As we laugh, Normal groans. He is a CIO. He’s been to boot camp.
“And when they come back a month later,” he says, reconsidering, “you have a fully networked business setup.” Outside of our window, the neon lights of casinos on the Strip glitter in tantalizing patterns.
On Wednesday, the Fastest Geek is a 21-year-old named Jeremy who assembled a working PC — memory chips, video card, internal drives, a fan, a motherboard, a mouse and keyboard — in five minutes and 18 seconds. I never did see him in person, though, because I got lost trying to figure out the correct orientation for my convention floor-plan map. I stood in the middle of the exhibit hall, map in hand, in front of a booth for a cell-phone GPS navigation system. The tiny glowing streets were labeled in Chinese characters. Several booths after that, I was waylaid by a miniature 360-degree video camera submerged into a fish tank shaped like a doughnut. It is like having eyes in the back of your head, the brochure explained. On a flat-screen monitor, a goldfish swam in endless circles.

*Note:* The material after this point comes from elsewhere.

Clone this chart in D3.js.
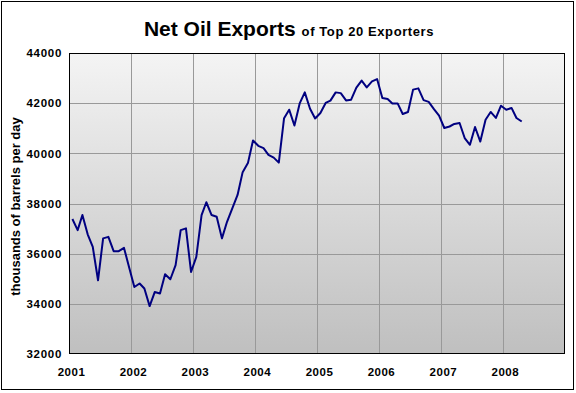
<!DOCTYPE html>
<html>
<head>
<meta charset="utf-8">
<script src="https://cdn.jsdelivr.net/npm/d3@7"></script>
<style>
  html, body { margin: 0; padding: 0; background: #fff; }
  svg { display: block; }
  text { font-family: "Liberation Sans", Arial, sans-serif; font-weight: bold; fill: #000; }
</style>
</head>
<body>
<svg id="chart" width="576" height="393"></svg>
<script>
// ---- data (monthly, Jan 2001 .. Apr 2008), thousands of barrels per day ----
const startYear = 2001;
const values2001 = [37380, 36940, 37540, 36770, 36270, 34940, 36610, 36670, 36100, 36100, 36230, 35460];
const values2002 = [34670, 34810, 34610, 33910, 34470, 34410, 35180, 34980, 35540, 36940, 37010, 35270];
const values2003 = [35870, 37540, 38050, 37540, 37470, 36610, 37270, 37810, 38340, 39250, 39610, 40510];
const values2004 = [40300, 40210, 39940, 39830, 39630, 41400, 41740, 41110, 41990, 42430, 41780, 41390];
const values2005 = [41610, 42010, 42100, 42430, 42400, 42110, 42140, 42620, 42900, 42630, 42870, 42960];
const values2006 = [42210, 42170, 41990, 41990, 41570, 41650, 42540, 42590, 42120, 42050, 41760, 41500];
const values2007 = [41010, 41070, 41170, 41210, 40610, 40340, 41050, 40470, 41340, 41650, 41410, 41900];
const values2008 = [41740, 41810, 41410, 41270];
const yTicks = [32000, 34000, 36000, 38000, 40000, 42000, 44000];
const yearLabels = ["2001", "2002", "2003", "2004", "2005", "2006", "2007", "2008"];
const titleMain = "Net Oil Exports";
const titleSub = "of Top 20 Exporters";
const yTitle = "thousands of barrels per day";

const allValues = [].concat(values2001, values2002, values2003, values2004,
                            values2005, values2006, values2007, values2008);
const series = allValues.map((v, i) => ({ date: new Date(startYear, i, 21), value: v }));

// ---- layout ----
const svg = d3.select("#chart");
const L = 69, R = 565, T = 53, B = 354;

const x = d3.scaleTime()
  .domain([new Date(2001, 0, 1), new Date(2009, 0, 1)])
  .range([L, R]);
const y = d3.scaleLinear().domain([32000, 44000]).range([B, T]);

// outer border
svg.append("rect")
  .attr("x", 1.5).attr("y", 1.5).attr("width", 572).attr("height", 388)
  .attr("fill", "#fff").attr("stroke", "#000").attr("stroke-width", 1);

// gradient for plot area
const defs = svg.append("defs");
const grad = defs.append("linearGradient").attr("id", "bg")
  .attr("x1", 0).attr("y1", 0).attr("x2", 0).attr("y2", 1);
grad.append("stop").attr("offset", "0%").attr("stop-color", "#f4f4f4");
grad.append("stop").attr("offset", "100%").attr("stop-color", "#bfbfbf");

svg.append("rect")
  .attr("x", L).attr("y", T).attr("width", R - L).attr("height", B - T)
  .attr("fill", "url(#bg)");

// gridlines
const yearDates = yearLabels.map(s => new Date(+s, 0, 1));
svg.append("g").selectAll("line").data(yearDates.slice(1)).join("line")
  .attr("x1", d => Math.round(x(d)) + 0.5).attr("x2", d => Math.round(x(d)) + 0.5)
  .attr("y1", T).attr("y2", B)
  .attr("stroke", "#999").attr("stroke-width", 1);
svg.append("g").selectAll("line").data(yTicks.slice(1, -1)).join("line")
  .attr("x1", L).attr("x2", R)
  .attr("y1", d => Math.round(y(d)) + 0.5).attr("y2", d => Math.round(y(d)) + 0.5)
  .attr("stroke", "#999").attr("stroke-width", 1);

// plot border
svg.append("rect")
  .attr("x", L + 0.5).attr("y", T + 0.5).attr("width", R - L - 1).attr("height", B - T - 1)
  .attr("fill", "none").attr("stroke", "#000").attr("stroke-width", 1);

// y-axis labels
const yAxis = d3.axisLeft(y).tickValues(yTicks).tickSize(0).tickPadding(7).tickFormat(d3.format("d"));
const gy = svg.append("g").attr("transform", `translate(${L},0)`).call(yAxis);
gy.select(".domain").remove();
gy.selectAll("text")
  .style("font-family", '"Liberation Sans", Arial, sans-serif')
  .style("font-weight", "bold").style("font-size", "11.5px")
  .style("letter-spacing", "0.7px").attr("fill", "#000");

// x-axis labels
const xAxis = d3.axisBottom(x).tickValues(yearDates).tickSize(0).tickPadding(14)
  .tickFormat(d3.timeFormat("%Y"));
const gx = svg.append("g").attr("transform", `translate(2,${B})`).call(xAxis);
gx.select(".domain").remove();
gx.selectAll("text")
  .style("font-family", '"Liberation Sans", Arial, sans-serif')
  .style("font-weight", "bold").style("font-size", "11.5px")
  .style("letter-spacing", "0.5px").attr("fill", "#000");

// data line
const line = d3.line().x(d => x(d.date)).y(d => y(d.value));
svg.append("path").datum(series)
  .attr("d", line)
  .attr("fill", "none").attr("stroke", "#000080").attr("stroke-width", 2)
  .attr("stroke-linejoin", "round");

// title
const title = svg.append("text").attr("x", 289).attr("y", 36).attr("text-anchor", "middle");
title.append("tspan").style("font-size", "21px").text(titleMain);
title.append("tspan").style("font-size", "13px").attr("dx", 6).style("letter-spacing", "0.6px").text(titleSub);

// y title
svg.append("text")
  .attr("transform", `translate(20,${(T + B) / 2 + 3}) rotate(-90)`)
  .attr("text-anchor", "middle")
  .style("font-size", "13px")
  .text(yTitle);
</script>
</body>
</html>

“Everything is getting connected,” said essayist W. Brian Arthur, in my free copy of Fortune magazine, “devices, systems, machines, business processes, even networks themselves. Information technology’s task these days is to get these items to ‘converse’ seamlessly and remotely with one another.” A deep, almost unnoticeable change is happening, he said, as we build a neural system for the economy. As I listened to the conversations happening around me, the awkward mumblings of shy computer geeks, the slick showmanly voices of the power suits, the programmers speaking in obscure languages, it was like I’d stumbled inside a giant brain and felt it twitch. And for just a moment, I almost understood.